Looking up, frustrated at the sky, I decided to pack it in. All in all, it was good to just be out in the cold crisp air, with nothing but the stars and my scope as company.

Monday, March 1, 1999

Full moon fun...

Last night, after we got the kids in bed, and was able to fix Pat and myself a warm evening drink to take outside, the two of us spent some time out back in the hot tub enjoying the views of a mostly clear sky, bright constellations and nearly full moon.

I was looking at Orion, and comparing the brightness of Betelguise compared to Procyon and Aldebaran (the former seems brighter to me naked eye, with the two latter being of about equal brightenss, at least last night), when I kept finding my eye wandering back to the moon, then back down below Orion.

It dawned on me that I was looking at the shape of Lepus, the Hare, and that I was also seeing the Lunar Hare.

The Lunar Hare? Some of you know this creature. No, Jay, it is not Harvey (and I would think you are familiar with the Lunar Hare).

We all grew up knowing the Man in the Moon. But, there are other faces of the moon as well. There is the Lady in the Moon, the Lunar Crab and the Lunar Hare. I clearly saw the Lunar Hare. Let me describe it for you:

The Hare's back feet are comprised of Mare Fecunditatis, furthest to the rear, and Sinus Asperitatis along with Mare Nectaris for the fore of the hind feet. Mare Tranquillitatis and Mare Serenitatis make up the hind quarters, and Mare Crisium the puffy tail.

Its main body is Mare Imbrium, Sinus Aestuum and Mare Insularum, with Copernicus perhaps being the rabbity heart. Mare Humorum, Mare Nubium and Mare Cognitum make up the front legs, with the large Oceanus Procellarum being the animal's head. Extending along the northern limb of the moon, back from the Oceanus, is Sinus Roris, extending back through Mare Frigoris, making the recognizable shape of the bunny's ears.

It is unmistakeable once you notice it.

Well, where did this vision of the moon have its origins? Sure, we can see a rabbit up there, even though we do not see it as we do a man, due to our cultural view. But, certainly, other cultures saw different faces of the moon.

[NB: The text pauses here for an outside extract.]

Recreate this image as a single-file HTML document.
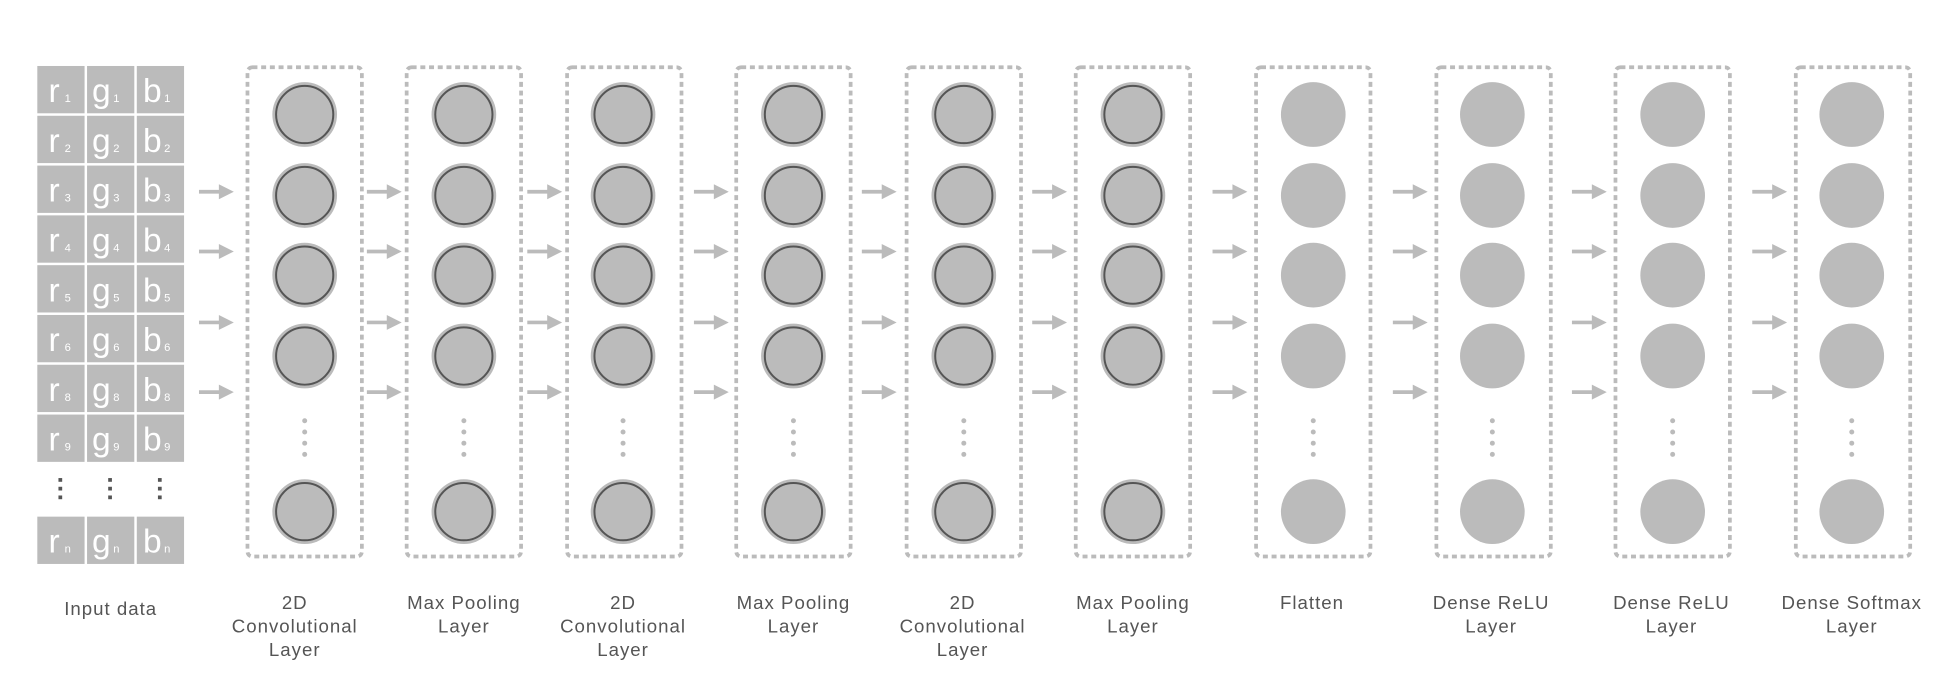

The Hindus called the moon "Cacin, or Sasanka"... marked with the Hare, from the story told of Sakya muni (Buddha). This holy man, in an early stage of his existence, was a hare, and when in company with an ape and a fox, was applied to by the god Indra, disguised as a beggar, who, wishing to test their hospitality, asked for food. All went in search of it, the hare alone returning unsuccessful; but, that he might not fall short in duty to his guest, had a fire built and cast himself into it for the latter's supper. In return, Indra rewarded him by a place in the moon where we now see him. Other Sanskrit and Cingalese tales mention the palace of the king of the hares on the face of the moon; the Aztecs saw there the rabbit thrown by one of their gods, and the Japanese, the Jeweled hare pounding omochi, their rice dough, in a mortar. Even the Khoikhoin, the Hottentots of South Africa, and the Bantus associated the hare and the moon, and connected them in story, asserting that the hare, ill treated by the moon, scratched her face and we still see the scratches.

The moon is full of lore. As are the stars. Go out tonight, if you can, and try to find the Hare. It amazes me how cross-cultural this view of the moon is.

BTW.... does anyone know why the moon is made of "cheese"? C'mon Hales and Shade, you two should be the experts here...

(How to see the Hare in the moon reference from: Seeing The Sky by Fred Schaaf. Cultural references to the Hare in the Moon from: Star Names (Their Lore and Meaning) by Richard Hinckley Allen.)